After defeating the Taishibethi, Oryx returns to his throne world and makes preparations to have his first direct meeting with the Deep. He creates a special alter for the Deep and prepares an unborn ogre for it to possess. We’ve seen unborn ogres several times in Destiny. You might know them better as Tomb Husks.

When he is ready, Oryx calls out to the deep saying:

I can see you in the sky. You are the waves, which are battles, and the battles are the waves. Come into this vessel I have prepared for you.

This call might seem trivial, or just a fancy greeting, but at the very least Oryx’s words here are a clever call back to one of Bungie’s earliest game series. In 1996’s Marathon Infinity, we learn of a creature or creatures called W’rkncacnter. They are described like this:

In primordial space, timeless creatures
made waves. These waves created us and the
others. Waves were the battles, and the
battles were waves.

Later one or more of these W’rkncacnter attack a powerful race called the Jjaro, killing one of them. After this, a second Jjaro somehow flings these powerful ancient beings into a star where they are trapped by the intense gravity and burned by the star’s heat but somehow survive and wait to somehow be released to once again cause chaos.

Part of last game in the Marathon series, Marathon Infinity, involves jumping across timelines in an effort to prevent the W’rkncacnter from being released when a militant race tries to detonate the star they are trapped on.

It’s also worth nothing that in an even earlier Bungie game called Pathways Into Darkness you are a member of a strike force tasked with using a nuclear weapon to temporarily stun an enormous, ancient, mostly dead god-like alien long enough for the Jjaro to arrive and help remove it from the Earth. The opening to Pathways Into Darkness describes the alien and situation like so:

Sixty-four million years ago, a large extra-terrestrial object struck the Earth in what would later be called the Yucatan Peninsula, in southeastern Mexico. The dust and rock thrown up by the resulting explosion caused enormous climactic changes in the ensuing years, and many of the Earth’s species became extinct during the long winter that followed.

The object itself was buried thousands of feet below ground, its nearly two kilometer length remarkably intact. It remained there, motionless, for thousands of years before it finally began to stir- and to dream. It was a member of a race whose history began when the Milky Way was still a formless collection of dust and gas- a powerful race of immortals which had quickly grown bored of their tiny universe and nearly exterminated themselves in war.

This particular being, whose name no human throat will ever learn to pronounce, was part of the cataclysmic battle that formed Magellanic Clouds, billions of years ago.
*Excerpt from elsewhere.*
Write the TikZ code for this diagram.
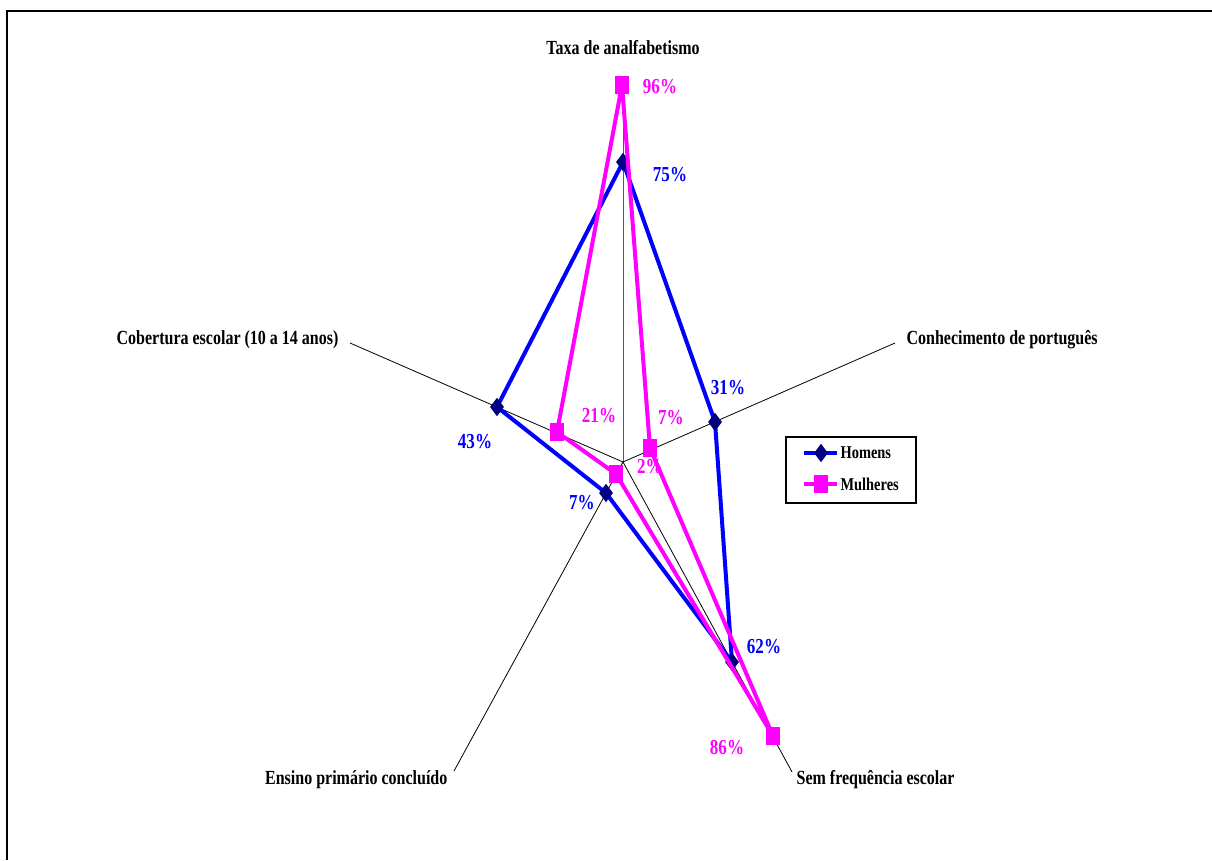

It died there, or it came as close to dying as these things can, and drifted aimlessly for millions of light years before striking the Earth.

The heat of impact liquefied the rock around it, which later cooled and encased the dead god’s huge body far below ground. As it began to dream, it wrought unintentional changes in its environment. Locked deep beneath the Earth, strange and unbelievable things faded in and out of reality. Vast caverns and landscapes bubbled to life within the rock, populated by horrible manifestations of the dead god’s dream.

There’s a few Destiny links here:

  • The concept of a dead god has been brought up in Destiny before in reference to the Traveler. I believe it was Petra Venj who even mentioned that The City was hiding beneath a dead god back when she was assigned as a diplomat to The City. (Back when she very briefly set up her table on the towers back deck.)
  • The first Destiny ViDoc was titled Pathways out of Darkness. Given that the thing which the Hive and worm gods call “the Deep” is what The City knows as the Darkness, we have some interesting possible parallels.
  • Ultimately, we’re looking at tentative similarities between games made decades apart so we can’t draw too many conclusions, but we also may get some small amount of extra insight into the true nature of the Darkness by looking at the themes of Bungie’s past games. It does seem like Destiny’s Deep and Sky have been in conflict before… perhaps similar to the W’rkncacnter and the Jjaro?

When the Deep arrives at Oryx’s alter it possesses the Ogre he prepared for it and speaks to him. Mostly the Deep repeats the philosophy we’ve heard from the worm gods, but interestingly, it does so with a lot more… or at least different… personality. The way it talks is much more conversational that the worm gods distant and almost haughty style of speech. It even refers to Oryx as a friend at one point.

One of the interesting things that it tells Oryx is that if life is going to survive past the end of all things it will have to do so not by kindness or with a smile but by violence and sword. In time, we’ll see at least one other major power in Destiny express a desire to survive past the end of the universe.

In the end, the Deep tells Oryx that two sides pitting themselves against the other until one prevails is the way the universe figures itself out. And it says that this process is not barbaric or evil but is actually majestic. Could it be right? When viewed on on a long enough timeline, is what the Hive and Deep are doing actually beautiful and majestic, even if it causes some suffering along the way?